**Materials provided:**
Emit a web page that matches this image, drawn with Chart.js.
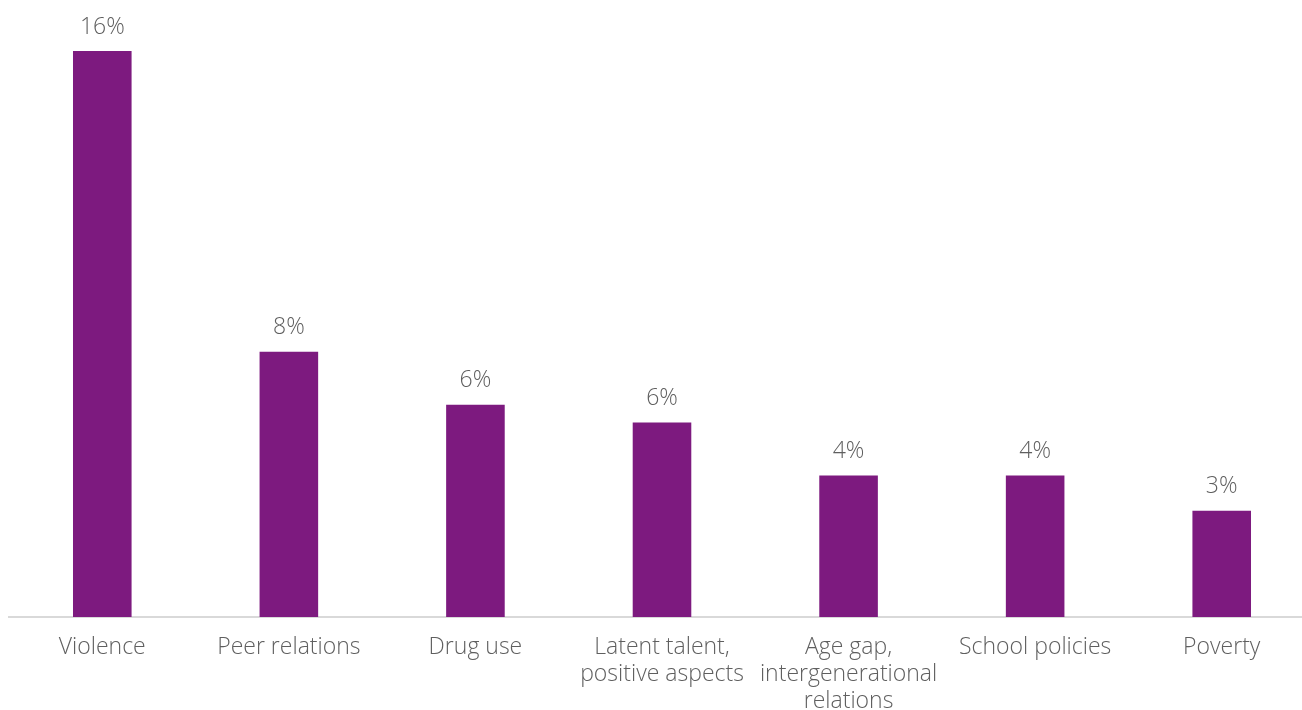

...

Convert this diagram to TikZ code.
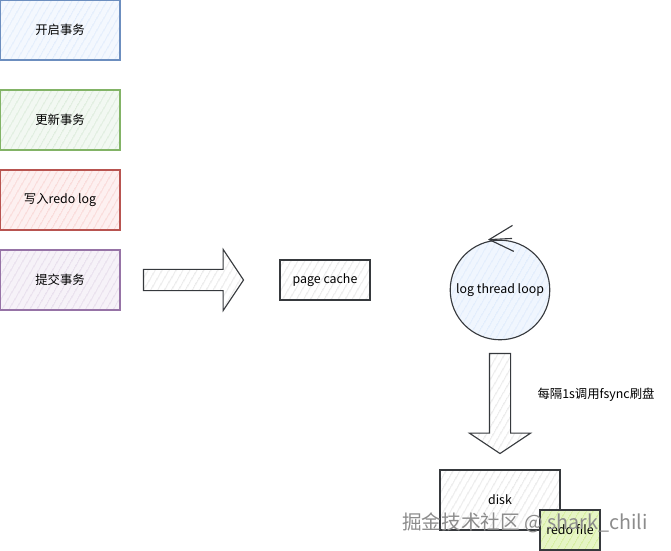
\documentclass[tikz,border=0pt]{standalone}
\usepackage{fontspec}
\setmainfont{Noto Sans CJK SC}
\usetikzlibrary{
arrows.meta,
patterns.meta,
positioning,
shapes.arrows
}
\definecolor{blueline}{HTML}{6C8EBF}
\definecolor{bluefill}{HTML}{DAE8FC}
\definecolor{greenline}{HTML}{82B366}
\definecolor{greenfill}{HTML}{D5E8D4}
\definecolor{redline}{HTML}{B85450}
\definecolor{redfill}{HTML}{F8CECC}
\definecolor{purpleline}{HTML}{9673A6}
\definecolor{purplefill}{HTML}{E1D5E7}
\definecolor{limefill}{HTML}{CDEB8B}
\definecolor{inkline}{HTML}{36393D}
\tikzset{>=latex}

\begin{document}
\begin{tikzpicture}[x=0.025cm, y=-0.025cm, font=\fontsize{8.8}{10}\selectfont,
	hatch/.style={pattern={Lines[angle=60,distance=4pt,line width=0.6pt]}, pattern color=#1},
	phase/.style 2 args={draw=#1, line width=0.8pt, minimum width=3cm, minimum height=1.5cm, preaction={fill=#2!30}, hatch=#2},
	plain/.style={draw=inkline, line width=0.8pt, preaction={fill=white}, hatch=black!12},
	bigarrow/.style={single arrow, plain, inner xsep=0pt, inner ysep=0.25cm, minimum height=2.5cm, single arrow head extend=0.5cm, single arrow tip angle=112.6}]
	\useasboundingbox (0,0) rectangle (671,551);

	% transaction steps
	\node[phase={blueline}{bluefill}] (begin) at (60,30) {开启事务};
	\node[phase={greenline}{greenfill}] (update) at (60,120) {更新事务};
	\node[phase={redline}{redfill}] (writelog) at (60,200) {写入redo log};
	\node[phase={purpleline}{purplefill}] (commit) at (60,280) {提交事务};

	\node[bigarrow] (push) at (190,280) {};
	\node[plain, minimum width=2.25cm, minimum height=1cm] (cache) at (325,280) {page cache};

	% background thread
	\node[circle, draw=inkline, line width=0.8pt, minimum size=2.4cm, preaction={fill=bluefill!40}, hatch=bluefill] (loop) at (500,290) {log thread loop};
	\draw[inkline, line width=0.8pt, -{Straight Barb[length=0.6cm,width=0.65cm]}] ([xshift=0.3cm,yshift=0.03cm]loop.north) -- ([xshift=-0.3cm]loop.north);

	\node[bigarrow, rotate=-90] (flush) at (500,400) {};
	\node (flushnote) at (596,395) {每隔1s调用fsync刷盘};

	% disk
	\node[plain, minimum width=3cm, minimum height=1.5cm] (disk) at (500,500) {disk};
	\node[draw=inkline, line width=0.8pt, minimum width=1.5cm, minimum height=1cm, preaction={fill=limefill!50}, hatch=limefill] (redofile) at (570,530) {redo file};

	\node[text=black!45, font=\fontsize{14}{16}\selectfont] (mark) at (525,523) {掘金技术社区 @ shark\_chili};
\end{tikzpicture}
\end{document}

**Work to be completed:** Find every line with "this" in the listing and state how many there are, nothing else.

**Task result:** 2